KATE BOLDUAN, CNN ANCHOR: Hello, everyone. I'm Kate Bolduan.

Breaking news this morning. President-elect Donald Trump making big announcements, key national security posts for his administration. Alabama Senator Jeff Sessions nominated for attorney general. He was the first sitting Senator to endorse Donald Trump, a long-time supporter and adviser throughout the campaign. Congressman Mike Pompeo nominated for CIA director. The Kansas lawmakers sit on the House Intelligence Committee. And for national security adviser, Donald Trump has chosen retired three-star general, Michael Flynn. Flynn has been advising Trump from early on in the campaign.

BERMAN: All three have accepted. At least two, Flynn and Sessions, bring with them some questions and controversies, which we will discuss.

Then there are the jobs still to fill. On that front, would there be a major surprise brewing? President-elect Trump plans to meet this weekend with Mitt Romney. The same Mitt Romney who called Trump a fraud and a phony.
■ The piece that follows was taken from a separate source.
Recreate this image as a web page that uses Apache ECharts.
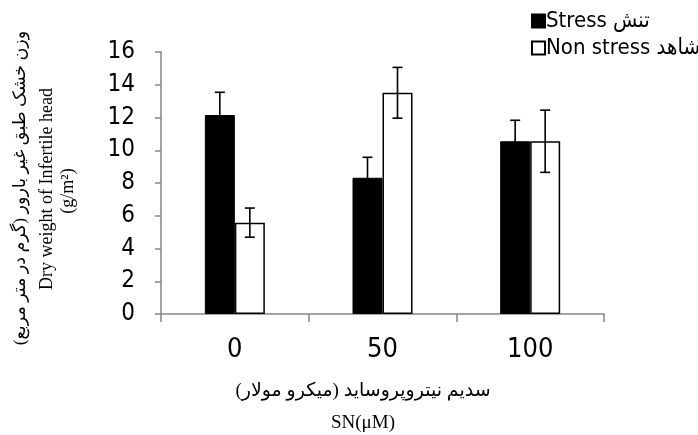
<!DOCTYPE html>
<html>
<head>
<meta charset="utf-8">
<script src="https://cdn.jsdelivr.net/npm/echarts@6/dist/echarts.min.js"></script>
<style>
html,body{margin:0;padding:0;background:#fff;}
#chart{width:698px;height:435px;}
</style>
</head>
<body>
<div id="chart"></div>
<script>
const categories = ['0', '50', '100'];
const stressName = 'Stress تنش';
const nonStressName = 'Non stress شاهد';
const stressValues = [12.15, 8.32, 10.55];
const stressErrors = [1.39, 1.25, 1.28];
const nonStressValues = [5.58, 13.51, 10.55];
const nonStressErrors = [0.89, 1.55, 1.90];
const yTicks = { min: 0, max: 16, interval: 2 };

const narrow = "'Liberation Sans Narrow', 'Arial Narrow', 'DejaVu Sans Condensed', 'Liberation Sans', sans-serif";
const serif = "'Liberation Serif', 'DejaVu Serif', 'DejaVu Sans', serif";
const axisGray = '#868686';

function errData(vals, errs) {
  return vals.map((v, i) => [i, v - errs[i], v + errs[i]]);
}
function errRender(offset) {
  return function (params, api) {
    const i = api.value(0);
    const top = api.coord([i, api.value(2)]);
    const bot = api.coord([i, api.value(1)]);
    const x = top[0] + offset;
    const cap = 5;
    const st = { stroke: '#000', lineWidth: 1.6 };
    return {
      type: 'group',
      children: [
        { type: 'line', shape: { x1: x, y1: top[1], x2: x, y2: bot[1] }, style: st },
        { type: 'line', shape: { x1: x - cap, y1: top[1], x2: x + cap, y2: top[1] }, style: st },
        { type: 'line', shape: { x1: x - cap, y1: bot[1], x2: x + cap, y2: bot[1] }, style: st }
      ]
    };
  };
}

const chart = echarts.init(document.getElementById('chart'), null, { renderer: 'canvas' });
chart.setOption({
  animation: false,
  backgroundColor: '#fff',
  grid: { left: 161, right: 94, top: 52, bottom: 121 },
  legend: {
    orient: 'vertical',
    left: 526,
    top: 5,
    itemWidth: 13,
    itemHeight: 13,
    itemGap: 5,
    icon: 'rect',
    data: [stressName, nonStressName],
    textStyle: { fontFamily: narrow, fontSize: 22, color: '#000', padding: [0, 0, 0, -4] }
  },
  xAxis: {
    type: 'category',
    data: categories,
    axisLine: { lineStyle: { color: axisGray, width: 1.5 } },
    axisTick: { show: true, length: 8, lineStyle: { color: axisGray, width: 1.5 } },
    axisLabel: { fontFamily: narrow, fontSize: 27, color: '#000', margin: 22 },
    splitLine: { show: false }
  },
  yAxis: {
    type: 'value',
    min: yTicks.min,
    max: yTicks.max,
    interval: yTicks.interval,
    axisLine: { show: true, lineStyle: { color: axisGray, width: 1.5 } },
    axisTick: { show: true, length: 6, lineStyle: { color: axisGray, width: 1.5 } },
    axisLabel: { fontFamily: narrow, fontSize: 24, color: '#000', margin: 26 },
    splitLine: { show: false }
  },
  series: [
    {
      name: stressName, type: 'bar', data: stressValues, barWidth: 30, barGap: '0%',
      itemStyle: { color: '#000', borderColor: '#000', borderWidth: 1 }
    },
    {
      name: nonStressName, type: 'bar', data: nonStressValues, barWidth: 30, barGap: '0%',
      itemStyle: { color: '#fff', borderColor: '#000', borderWidth: 1.5 }
    },
    { type: 'custom', renderItem: errRender(-15), data: errData(stressValues, stressErrors), z: 5, silent: true },
    { type: 'custom', renderItem: errRender(15), data: errData(nonStressValues, nonStressErrors), z: 5, silent: true }
  ],
  graphic: [
    { type: 'text', x: 20, y: 188, rotation: Math.PI / 2,
      style: { text: '\u200Fوزن خشک طبق غیر بارور (گرم در متر مربع)\u200F', font: '17.5px ' + serif, fill: '#000', align: 'center', verticalAlign: 'middle' } },
    { type: 'text', x: 47, y: 189, rotation: Math.PI / 2,
      style: { text: 'Dry weight of Infertile head', font: '18px ' + serif, fill: '#000', align: 'center', verticalAlign: 'middle' } },
    { type: 'text', x: 68, y: 191, rotation: Math.PI / 2,
      style: { text: '(g/m²)', font: '18px ' + serif, fill: '#000', align: 'center', verticalAlign: 'middle' } },
    { type: 'text', x: 363, y: 391,
      style: { text: '\u200Fسدیم نیتروپروساید (میکرو مولار)\u200F', font: '19px ' + serif, fill: '#000', align: 'center', verticalAlign: 'middle' } },
    { type: 'text', x: 363, y: 423,
      style: { text: 'SN(μM)', font: '19px ' + serif, fill: '#000', align: 'center', verticalAlign: 'middle' } }
  ]
});
</script>
</body>
</html>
It's possible, we are told, the two will at least discuss, discuss the possibility of Romney serving as secretary of state.

A lot to cover this morning. Let's begin with CNN's Sunlen Serfaty outside Trump Tower - Sunlen?

SUNLEN SERFATY, CNN CORRESPONDENT: Well, with Donald first big picks, it's safe to say the first contours of a Trump administration are really trying to take shape here. The formal announcement coming from the transition team in the last hour in which Donald Trump noted Senator Sessions' appointment to attorney general, said he is a world- class legal mind. But as you noted before, fair to say there are some concerns on Capitol Hill and, potentially, some concerns behind the scenes within the transition team whether he will face a tough Senate confirmation given the allegations of past remarks he made which were seen as racist 30 years ago.

We just got off a call with the transition team. And they were asked this question, the very first question on this conference call, and it was very clear they had their pushback ready and waiting. Jason Miller, communications director for the transition team, really came with a whole laundry list of items they think prove that Senator Sessions has allegations won't have lasting potential. He says, look, this is someone who voted for the extension of the Civil Rights Act. He also noted that Sessions voted to confirm Attorney General Eric Holder. He even talked about how Sessions voted for giving Rosa Parks the Congressional Medal of Honor.

The work here at Trump Tower continues. Donald Trump will be meeting for a two-hour meeting with his full transition team later today, including Vice President Mike pence, who we saw enter the short time ago.

We also know he's going to be meeting with Governor Mike Huckabee. His name under consideration, we know, according to sources, for potentially Commerce secretary, potentially, secretary of HHS, Health and Human Services.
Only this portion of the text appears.